The University of Michigan alumnus succeeded Dave Nelson as Delaware football coach in 1966, and finished his career in 2001 after 36 seasons as head coach. His record of 300 wins 119 losses and three ties. His 300 wins, as of 2015, are 12th most among college football coaches of all levels. Tubby's Blue Hens won three national College Division championships in the 1970s, and in that decade he was twice division "Coach of Year". There also were 14 Eastern Lambert Cup crowns. He served as president of the American Football Coaches Association and as chairman of its Rules Committee. Tubby coached Delaware baseball for nine years, taking six teams to the NCAA playoffs and compiled a record of 164-72-3. He was inducted into the College Football Hall of Fame in 2003.. Born Nov. 4, 1926.
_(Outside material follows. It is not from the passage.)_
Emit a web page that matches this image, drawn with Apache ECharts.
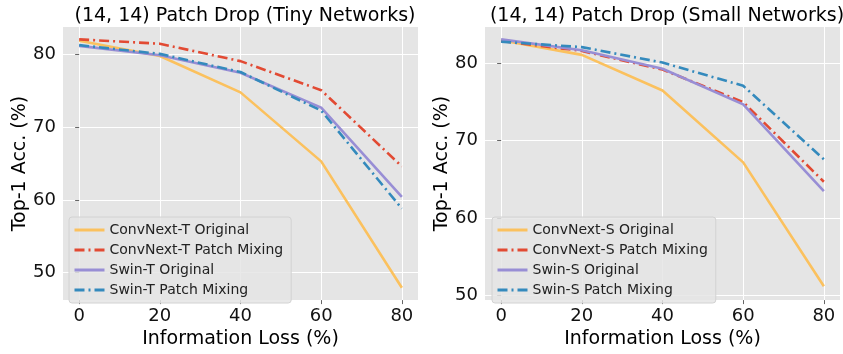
<!DOCTYPE html>
<html>
<head>
<meta charset="utf-8">
<script src="https://cdn.jsdelivr.net/npm/echarts@6/dist/echarts.min.js"></script>
<style>
  html, body { margin: 0; padding: 0; background: #fff; }
  #main { width: 843px; height: 354px; }
</style>
</head>
<body>
<div id="main"></div>
<script>
// information loss (%)
var loss = [0, 20, 40, 60, 80];
var xTicks = [0, 20, 40, 60, 80];
var yTicks = [50, 60, 70, 80];

// tiny networks
var convTOrig = [81.9, 79.8, 74.8, 65.3, 47.9];
var convTMix = [82.1, 81.5, 79.1, 75.1, 64.6];
var swinTOrig = [81.2, 79.9, 77.5, 72.7, 60.4];
var swinTMix = [81.3, 80.1, 77.6, 72.3, 58.8];

// small networks
var convSOrig = [83.0, 81.1, 76.5, 67.2, 51.2];
var convSMix = [82.9, 81.6, 79.2, 75.0, 64.7];
var swinSOrig = [83.1, 81.7, 79.3, 74.7, 63.5];
var swinSMix = [82.8, 82.1, 80.1, 77.1, 67.6];

var FONT = "DejaVu Sans";
var dashDot = [10, 4, 2, 4];

function pairs(ys) {
  return loss.map(function (x, i) { return [x, ys[i]]; });
}

function xAxisOpt(idx) {
  return {
    gridIndex: idx, type: "value", min: -4, max: 84,
    name: "Information Loss (%)", nameLocation: "middle", nameGap: 23,
    nameTextStyle: { fontFamily: FONT, fontSize: 19, color: "#000" },
    axisLine: { show: false },
    axisTick: { show: true, length: 4, lineStyle: { color: "#666" }, customValues: xTicks },
    axisLabel: { fontFamily: FONT, fontSize: 18, color: "#111", margin: 7, customValues: xTicks },
    splitLine: { show: true, lineStyle: { color: "#fff", width: 1 } }
  };
}

function yAxisOpt(idx, mn, mx) {
  return {
    gridIndex: idx, type: "value", min: mn, max: mx,
    name: "Top-1 Acc. (%)", nameLocation: "middle", nameGap: 30, nameRotate: 90,
    nameTextStyle: { fontFamily: FONT, fontSize: 19, color: "#000" },
    axisLine: { show: false },
    axisTick: { show: true, length: 4, lineStyle: { color: "#666" }, customValues: yTicks },
    axisLabel: { fontFamily: FONT, fontSize: 18, color: "#111", margin: 7, customValues: yTicks },
    splitLine: { show: true, lineStyle: { color: "#fff", width: 1 } }
  };
}

function line(name, data, color, dashed, idx) {
  return {
    name: name, type: "line", xAxisIndex: idx, yAxisIndex: idx,
    data: pairs(data), symbol: "none", z: 3,
    lineStyle: { color: color, width: 2.6, type: dashed ? dashDot : "solid" },
    itemStyle: { color: color }
  };
}

function legendOpt(left, names) {
  return {
    data: names, orient: "vertical", left: left, top: 217,
    itemWidth: 30, itemHeight: 10, itemGap: 6,
    padding: [6, 8, 6, 4],
    itemStyle: { opacity: 0 },
    lineStyle: { width: 3 },
    backgroundColor: "rgba(229,229,229,0.85)",
    borderColor: "#d2d2d2", borderWidth: 1, borderRadius: 3,
    textStyle: { fontFamily: FONT, fontSize: 14, color: "#222" }
  };
}

var chart = echarts.init(document.getElementById("main"));
chart.setOption({
  animation: false,
  title: [
    { text: "(14, 14) Patch Drop (Tiny Networks)", left: 240, top: 2, textAlign: "center",
      textStyle: { fontFamily: FONT, fontSize: 19, fontWeight: "normal", color: "#000" } },
    { text: "(14, 14) Patch Drop (Small Networks)", left: 662, top: 2, textAlign: "center",
      textStyle: { fontFamily: FONT, fontSize: 19, fontWeight: "normal", color: "#000" } }
  ],
  grid: [
    { left: 63, right: 425, top: 27, bottom: 47, show: true, backgroundColor: "#E5E5E5", borderWidth: 0 },
    { left: 485, right: 3, top: 27, bottom: 45, show: true, backgroundColor: "#E5E5E5", borderWidth: 0 }
  ],
  xAxis: [xAxisOpt(0), xAxisOpt(1)],
  yAxis: [yAxisOpt(0, 46.2, 83.8), yAxisOpt(1, 49.4, 84.7)],
  legend: [
    legendOpt(69, ["ConvNext-T Original", "ConvNext-T Patch Mixing", "Swin-T Original", "Swin-T Patch Mixing"]),
    legendOpt(492, ["ConvNext-S Original", "ConvNext-S Patch Mixing", "Swin-S Original", "Swin-S Patch Mixing"])
  ],
  series: [
    line("ConvNext-T Original", convTOrig, "#FBC15E", false, 0),
    line("ConvNext-T Patch Mixing", convTMix, "#E24A33", true, 0),
    line("Swin-T Original", swinTOrig, "#988ED5", false, 0),
    line("Swin-T Patch Mixing", swinTMix, "#348ABD", true, 0),
    line("ConvNext-S Original", convSOrig, "#FBC15E", false, 1),
    line("ConvNext-S Patch Mixing", convSMix, "#E24A33", true, 1),
    line("Swin-S Original", swinSOrig, "#988ED5", false, 1),
    line("Swin-S Patch Mixing", swinSMix, "#348ABD", true, 1)
  ]
});
</script>
</body>
</html>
Lacrosse was Roberts' game and his passion. A member of a national championship Johns Hopkins University team, he coached at the University of Delaware 1950-57, then entered public-school teaching. In 1979, he started the state's first public school lacrosse program at Cape Henlopen High School and was its' coach the first two years. He later was inducted into the National Lacrosse Hall of Fame. Milt also was a talented researcher, writer and editor who delved into the history of blacks in college and pro sports and contributed to Arthur Ashe's book on African-Americans in sports, "A Hard Road to Glory". Died 1991, age 72.
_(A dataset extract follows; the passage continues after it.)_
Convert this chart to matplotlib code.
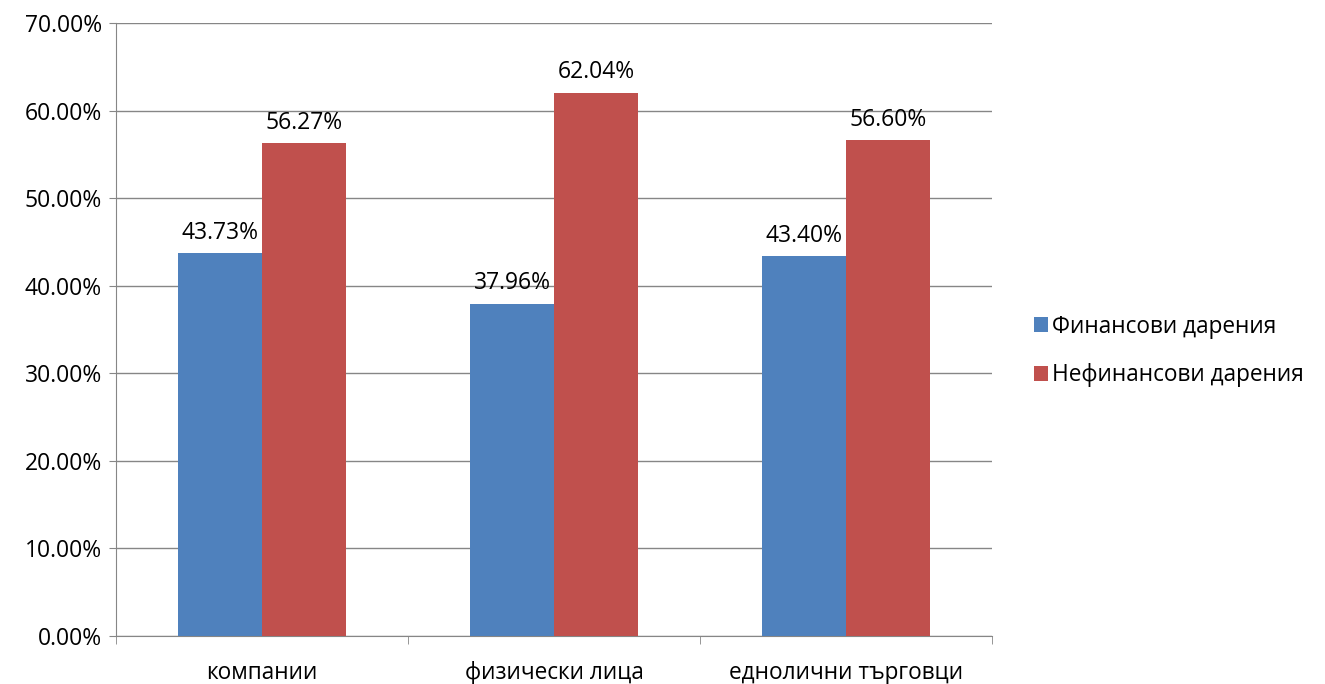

St. Mark's High School went 12-0 in 1974 enroute to the state football championship led by Steve Watson ,who made first team All-State as an end. Watson had a brilliant career at Temple University, accorded All-East honors and named his team's Most Valuable pass receiver. On NFL draft day in 1979, when he expected Denver to pick him in the 3rd round, the Broncos overlooked him completely. That gave him something to prove--which he did by walking into the Broncos' preseason camp as a free agent and making the squad. Two years later, Watson made first team All-Pro wide receiver with 60 catches for 1,244 yards and 13 touchdowns. From 1983 through 1986, he started 64 consecutive games, including the 1986 and 1987 Super Bowls. His career ended in 1988 after he suffered a cracked neck vertebra in the first preseason game. Watson was Colorado's "Athlete of the Year" and Broncos' MVP in 1981; in 1983 he was team captain and the Broncos' offensive MVP and NFL" Man of the Year".
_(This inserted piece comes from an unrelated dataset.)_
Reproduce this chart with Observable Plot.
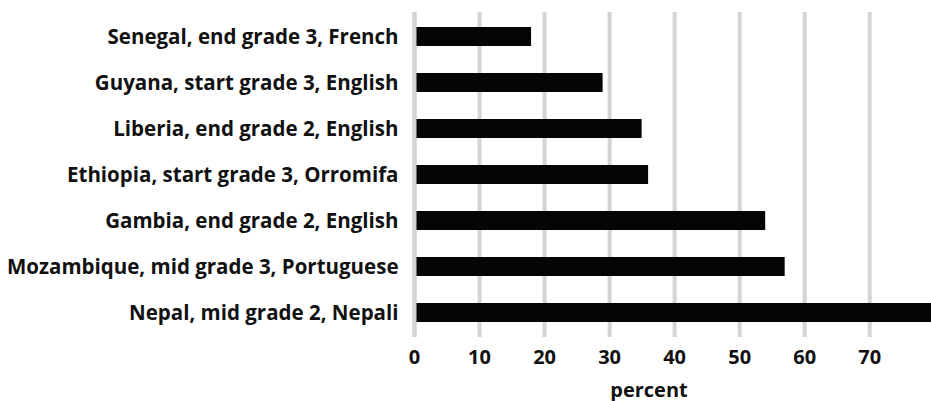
<!DOCTYPE html>
<html>
<head>
<meta charset="utf-8">
<script src="https://cdn.jsdelivr.net/npm/d3@7"></script>
<script src="https://cdn.jsdelivr.net/npm/@observablehq/plot@0.6"></script>
<style>
  html, body { margin: 0; padding: 0; background: #fff; }
  #chart svg { display: block; }
</style>
</head>
<body>
<div id="chart"></div>
<script>
const categories = [
  "Senegal, end grade 3, French",
  "Guyana, start grade 3, English",
  "Liberia, end grade 2, English",
  "Ethiopia, start grade 3, Orromifa",
  "Gambia, end grade 2, English",
  "Mozambique, mid grade 3, Portuguese",
  "Nepal, mid grade 2, Nepali"
];
const values = [18, 29, 35, 36, 54, 57, 80];
const xTicks = [0, 10, 20, 30, 40, 50, 60, 70];
const xLabel = "percent";

const data = categories.map((c, i) => ({category: c, value: values[i]}));

const chart = Plot.plot({
  width: 931,
  height: 401,
  marginLeft: 414,
  marginRight: 0,
  marginTop: 12,
  marginBottom: 64,
  style: {
    fontFamily: "'Open Sans', sans-serif",
    fontWeight: "bold",
    fontSize: "20px",
    color: "#111",
    background: "#fff"
  },
  x: {domain: [0, 79.5]},
  y: {domain: categories, paddingInner: 0.59, paddingOuter: 0.32},
  marks: [
    Plot.gridX(xTicks, {stroke: "#d4d4d4", strokeWidth: 4, strokeOpacity: 1}),
    Plot.barX(data, {y: "category", x: "value", fill: "#050505", clip: true}),
    Plot.ruleX([0], {stroke: "#d4d4d4", strokeWidth: 4, strokeOpacity: 1}),
    Plot.axisX(xTicks, {tickSize: 0, tickPadding: 12, label: null, fontSize: 20, fontWeight: "bold"}),
    Plot.axisY({tickSize: 0, tickPadding: 16, label: null, fontSize: 20.5, fontWeight: "bold"}),
    Plot.text([xLabel], {frameAnchor: "bottom", dy: 59, dx: -24, fontSize: 20, fontWeight: "bold", fill: "#111"})
  ]
});
document.getElementById("chart").appendChild(chart);
</script>
</body>
</html>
John Wockenfuss, a four-sport star at Dickinson High School, was a 42nd round free agent draft pick of the Washington Senators in 1967. He got his shot at the majors seven years later when he was called up by the Detroit Tigers in 1974. Once there, he played I0 years, then two more with the Phillies before retiring in 1985. He compiled a .262 batting average and played every position except pitcher and third base. In 1974, he was picked Delaware's Athlete of the Year. The popular Wockenfuss returned to the Detroit organization as a minor league manager after his playing career ended, and moved rapidly up the ladder from Class A to the Triple-A Toledo Mud Hens. He was released after only 24 games of the 1990 season. He later held the managing helm of the Carolina Mudcats, a Pittsburgh Pirates affiliate in the Double-A Southern League. "There were a lot of blockades along the way" Wokenfuss said, "But I was "just too stubborn to give up". "My dad always taught me that you can not replace hustle". John, who saw action in the Wilmington semi-pro league, remains an excellent role model and instructor for young athletes.